The Attorney-General, by way of interjection a few moments ago, said that I have said these things before. Probably I have repeated myself less in the debate ou this Bill at the Committee stage than has anybody else in the chamber. However, even if I have said these things before, the Minister has not answered them even once. He has not tried to answer them. We are entitled to know why the essentials of the scheme deliberately put to us three years ago after three years of investigation by Six Garfield Barwick and of cogitation in tce Cabinet have not been put before us now. We are entitled to know why it is that after two elections when nothing was said about these divergences from the Barwick scheme the full scheme was not put before us.

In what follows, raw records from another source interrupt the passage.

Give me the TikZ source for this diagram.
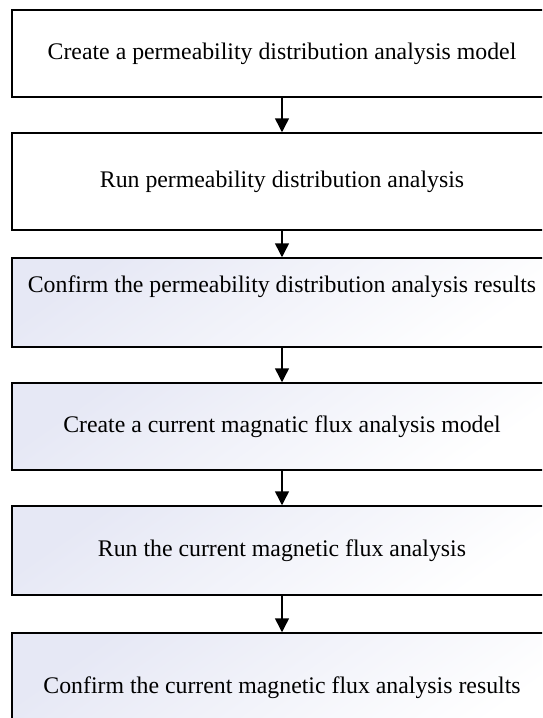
\documentclass[tikz,border=0pt]{standalone}
\usepackage{fontspec}
\setmainfont{Liberation Serif}
\usetikzlibrary{arrows.meta}

\definecolor{shadetop}{RGB}{230,232,245}

\tikzset{
	stepbox/.style={draw=black, line width=1.5pt, rectangle, minimum width=540pt, inner sep=0pt,
		font=\fontsize{23.8}{28}\selectfont, fill=white},
	shadebox/.style={stepbox, shading=axis, top color=shadetop, bottom color=white, shading angle=35},
	flow/.style={line width=1.5pt, -{Triangle[length=14pt,width=14pt]}}
}

\begin{document}
\begin{tikzpicture}[x=1pt,y=-1pt]
		\clip (0,0) rectangle (542,718);
		\node[stepbox, minimum height=87pt] (model) at (282,53.5) {Create a permeability distribution analysis model};
		\node[stepbox, minimum height=97pt] (run) at (282,181.5) {Run permeability distribution analysis};
		\node[shadebox, minimum height=89pt, text depth=36pt] (confirm) at (282,302.5) {Confirm the permeability distribution analysis results};
		\node[shadebox, minimum height=87pt] (fluxmodel) at (282,426.5) {Create a current magnatic flux analysis model};
		\node[shadebox, minimum height=89pt] (fluxrun) at (282,550.5) {Run the current magnetic flux analysis};
		\node[shadebox, minimum height=110pt] (fluxconfirm) at (282,688) {Confirm the current magnetic flux analysis results};
		\foreach \a/\b in {model/run, run/confirm, confirm/fluxmodel, fluxmodel/fluxrun, fluxrun/fluxconfirm}
			\draw[flow] (\a.south) -- (\b.north);
	\end{tikzpicture}
\end{document}
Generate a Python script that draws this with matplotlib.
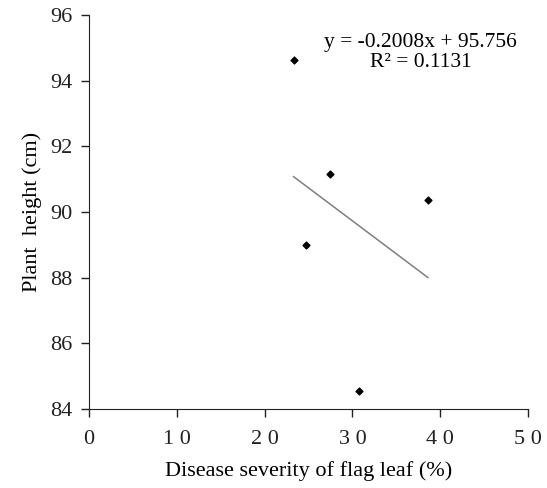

I suggest that the Committee should adopt this proposal. It will be of great benefit to individuals and companies. Some of the dissident members of the Liberal Party on the other side of the chamber this afternoon were making great play of hardship to little businesses. Here we have a clear case in which little businesses could be given an advantage which they would not otherwise have under the terms of the Bill. We need not fear that any large business will not be able to survive the duration of any proceedings before the Tribunal. We have good reason to fear that many small businesses will not have the resources to survive the duration of such proceedings. If honorable members opposite really have any solicitude for small businesses they will support the proposed amendment. It is not one of the Government's proposals which can be dismissed as something that will usher in a police state. This is in fact a proposal which is in accord with restrictive practices legislation in all other countries and with Sir Garfield Barwick's proposals submitted to us three years ago.